CASL was produced by the Common Framework Initiative (COFI), which is associated with ESPRIT and International Federation for Information Processing (IFIP) Working Group (WG) 1.3. It is a distillation and a rationalization of earlier algebraic specification languages. Hence, this volume should be immediately accessible to anyone who has already used such a language to specify a software artifact algebraically (that is, by a set of first-order equalities).

The text is example driven, and many of the examples are those commonly found in any introduction to algebraic specification. Another feature of the book is its use of boxed “headlines” or “points to bear in mind.” These are sprinkled throughout the book, to help guide the reader, and highlight the important philosophical pointers underlying the language design. They are also repeated in Appendix B, which is perhaps what everybody ought to remember about CASL. CASL already has agreed-upon subsets (based largely on the parent languages; for some of these, there exists tool support) and extensions for use in more complex kinds of software.
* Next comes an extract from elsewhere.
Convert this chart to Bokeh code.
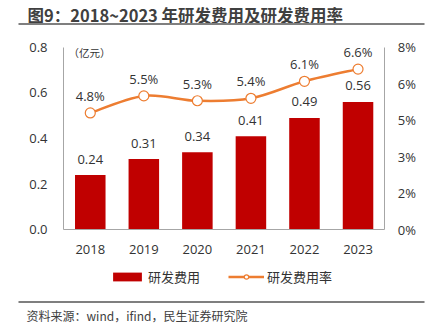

Part 1 of the book sets the scene, but Part 2 is where we first meet actual specifications (proceeding by way of examples), namely, types, which are (intentionally) almost self-explanatory. Next, we meet partial functions, subsets, and structured specifications. The different kinds of structuring present inexperienced readers with the greatest challenge; they have probably not yet fully appreciated the possible variants, and their mathematical, logical consequences. Starting in chapter 3, we meet generic specifications, which are parameterized by a type (and which may be reused; much is said about this in chapter 7); loose specifications (to which further constructors may be added later); free specifications (in which all different values are distinct); and generated types (in which all results are derived as a consequence of the rules, and nothing else). Some of these distinctions can be confusing at a first glance, but the examples help clarify the differences.

With the specification of a new type or class, we may use local specifications and hiding. Within these constructs, local operators cannot be exported. In contrast to this approach, in chapter 8, we meet so-called architectural specifications. Here, each unit identified in the specification gives rise to a separate implementation task. So, we must address the often-asked question of whether any design decisions should be included within the specification, or if such choices should be left to the implementer. Once a decision has been made, the specification can be written to reflect that decision. How to build and structure new libraries is considered in chapter 9.

Part 3 covers foundations (the details of which are in the reference manual), available tools, and basic libraries. The text finishes with a case study, in which CASL is applied to the familiar steam boiler problem (the initial textual formulation of which is given in Appendix C).

In addition to Appendices B and C, mentioned above, the book also contains Appendix A, which provides a quick reference to the whole language. Accompanying the book is a CD-ROM, which contains the majority of the text, and several libraries. Major libraries of validated CASL specifications are freely available. These are mainly parsers and static checkers; more advanced proof-related tools are still in their infancy.

This book admirably meets its objectives, and may provide many CASL users with all of the information they need to use the language. Only more advanced users need consult the reference manual.